Although Biden would appear to want to get quite tough on North Korea, South Korean conservatives, hostile to the liberal President Moon, still seem quite supportive of Trump’s re-election bid. The basic reason is that Trump appears far tougher than Biden on dealing with China, viewed with increasing suspicion if not hostility here.

“Trump is the only person who can destroy China,” said an office worker who did not want his name used. “The Chinese are really arrogant and do not know how to cooperate with other countries. They play political and economic games with South Korea while supporting North Korea. You can never trust Chinese.”
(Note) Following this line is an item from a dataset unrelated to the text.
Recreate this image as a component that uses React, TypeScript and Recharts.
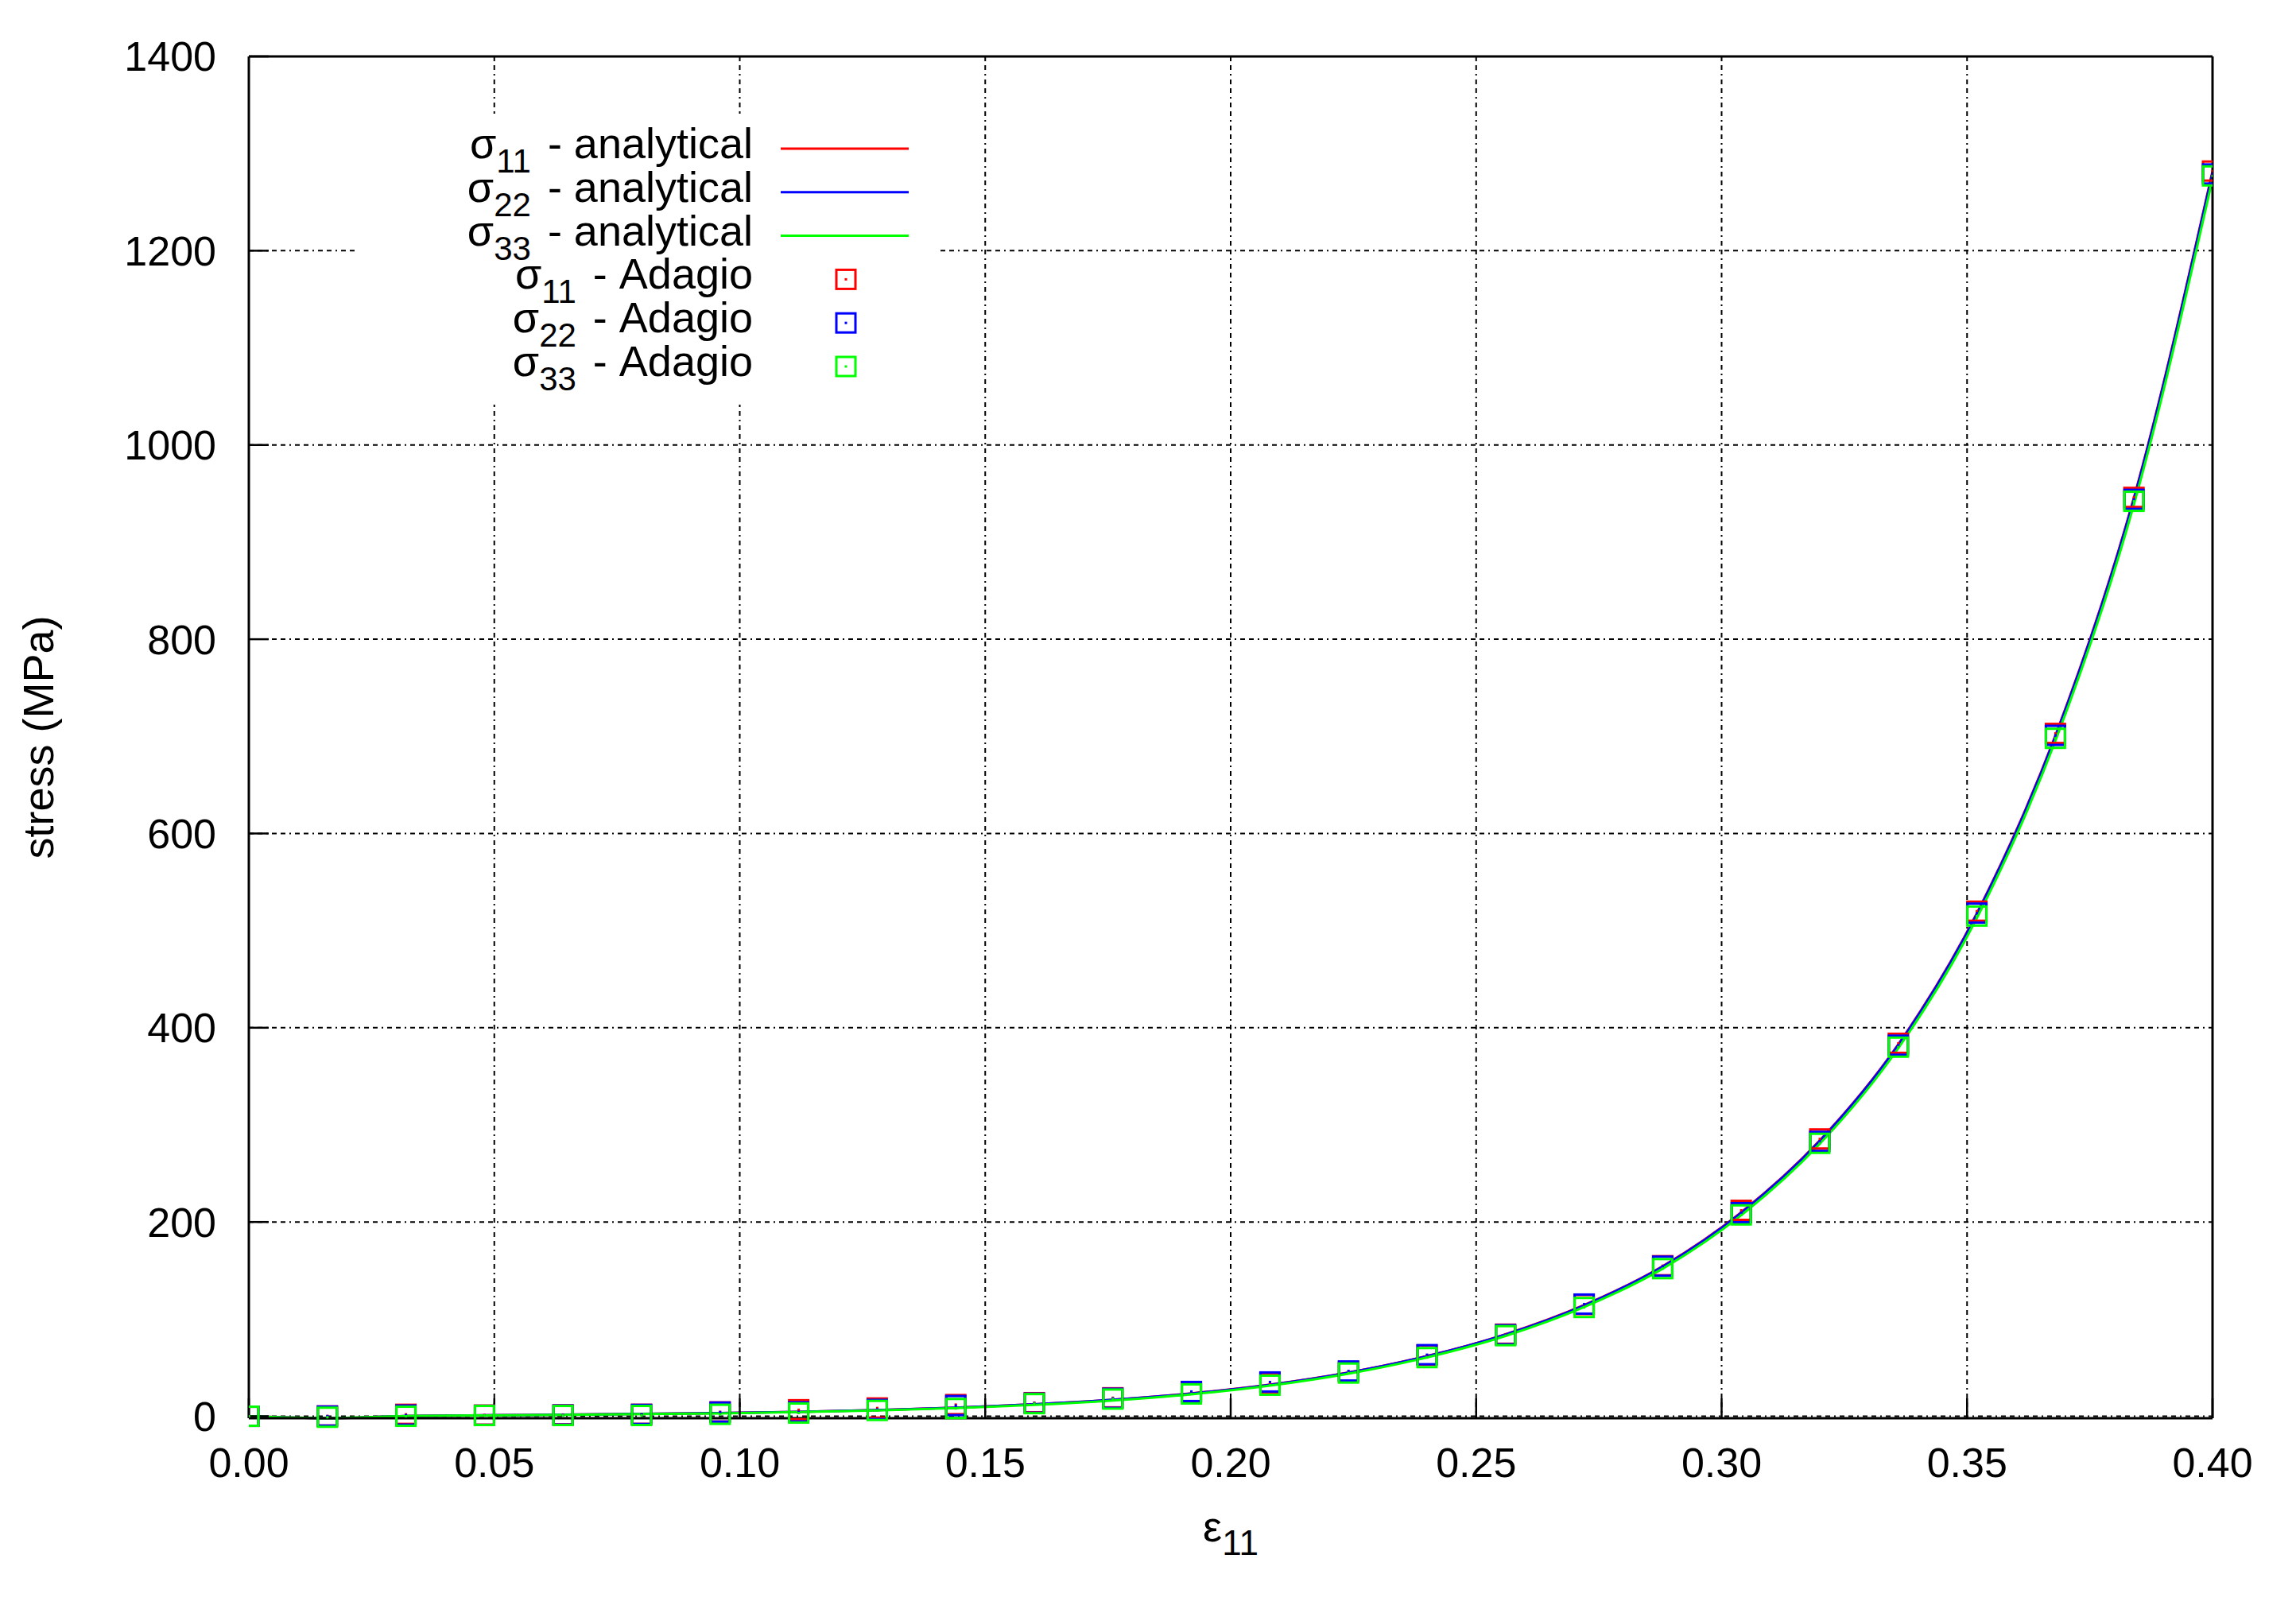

“Donald Trump has a hard line toward China and the DPRK,” said Choi Tae-hyun, an engineer whose outlook is basically conservative.”

“A lot of Koreans like Trump,” said Michael Shim, a salesman. “He’s dynamic and clear on what he said.”

Maeng Ju-seok, a businessman, believes Trump, capitalising on his relationship with Kim, might eventually persuade him to give up his nuclear programme. By taking “a very strong line,” Maeng predicted, “he might do some good”.

The liking for Trump among many Korean conservatives is a puzzle to Korea watchers considering Trump’s relationship with Kim. “It really doesn’t make sense for South Korean conservatives to support Trump over Biden,” said David Straub, former political counsellor in the US embassy here, but he’s “the ‘strongman’ type of authoritarian, demagogic personality that tends to appeal to some conservatives”.

Straub added: “Historically, conservatives in South Korea have tended to identify with American Republicans as being in the same ideological camp with them, including being more sceptical of the North Korean regime, taking right-wing positions on domestic cultural issues, and being pro-business/anti-social welfare.”  

Evans Revere, another former senior diplomat at the American embassy here, believes that South Korean conservatives “have overlooked the fact that the biggest threat to the stability of the US-ROK alliance these days isn’t North Korea or South Korean progressives”.

Koreans seem unaware, Revere observed, that Trump “cares little about the alliance, is prepared to cut US troop levels, criticises and insults Korea regularly, looks the other way as North Korea builds up its nuclear and missile forces, and has undermined the alliance’s military readiness by ending large-scale joint exercises”.

Trump’s tough stance on China is what counts, said Revere. Korean conservatives see him as “vigorously anti-China, which accords with their ideological preferences” while Moon “is very solicitous of the Chinese” but forget that Trump earlier this year “was heaping praise on China”, praising President Xi Jinping, while “ignoring China’s ongoing human rights violations.” Then too, they “take pleasure in the growing friction between Washington and Seoul on a range of issues, since it undermines the popularity of Moon Jae-in and enhances conservatives’ chances in the next election”.

In fact, Trump has aroused concern by his demand for a vast increase in the amount of money that South Korea pays for having US troops and bases here.

Negotiators reportedly remain several hundred million dollars apart after Trump originally demanded South Korea raise its outlay from $927m last year to $5bn.

Biden in his statement to Yonhap vowed to focus on “strengthening our alliance to safeguard peace in East Asia and beyond, rather than extorting Seoul with reckless threats to remove our troops”. That remark should be welcome both to the liberals in power here and to their conservative foes, but Korean officials are if anything more worried that Biden would reverse the pattern of North-South rapprochement.  

One basic problem, said Steve Tharp, who made his career here watching North Korea as a US army officer and then a civilian official with the US command, is that Korean conservatives just can’t see the difference between their own conservatist outlook and that of Trump and the Republican Party.

“Hardcore conservatives here love Trump because he appears to be a hardcore conservative,” said Tharp. “I don't think that they are putting much mental effort into it. Trump support, or anti-Trump hatred on the other side of the coin, seem to both be more emotionally fuelled than anything achieved through intuitive logic.”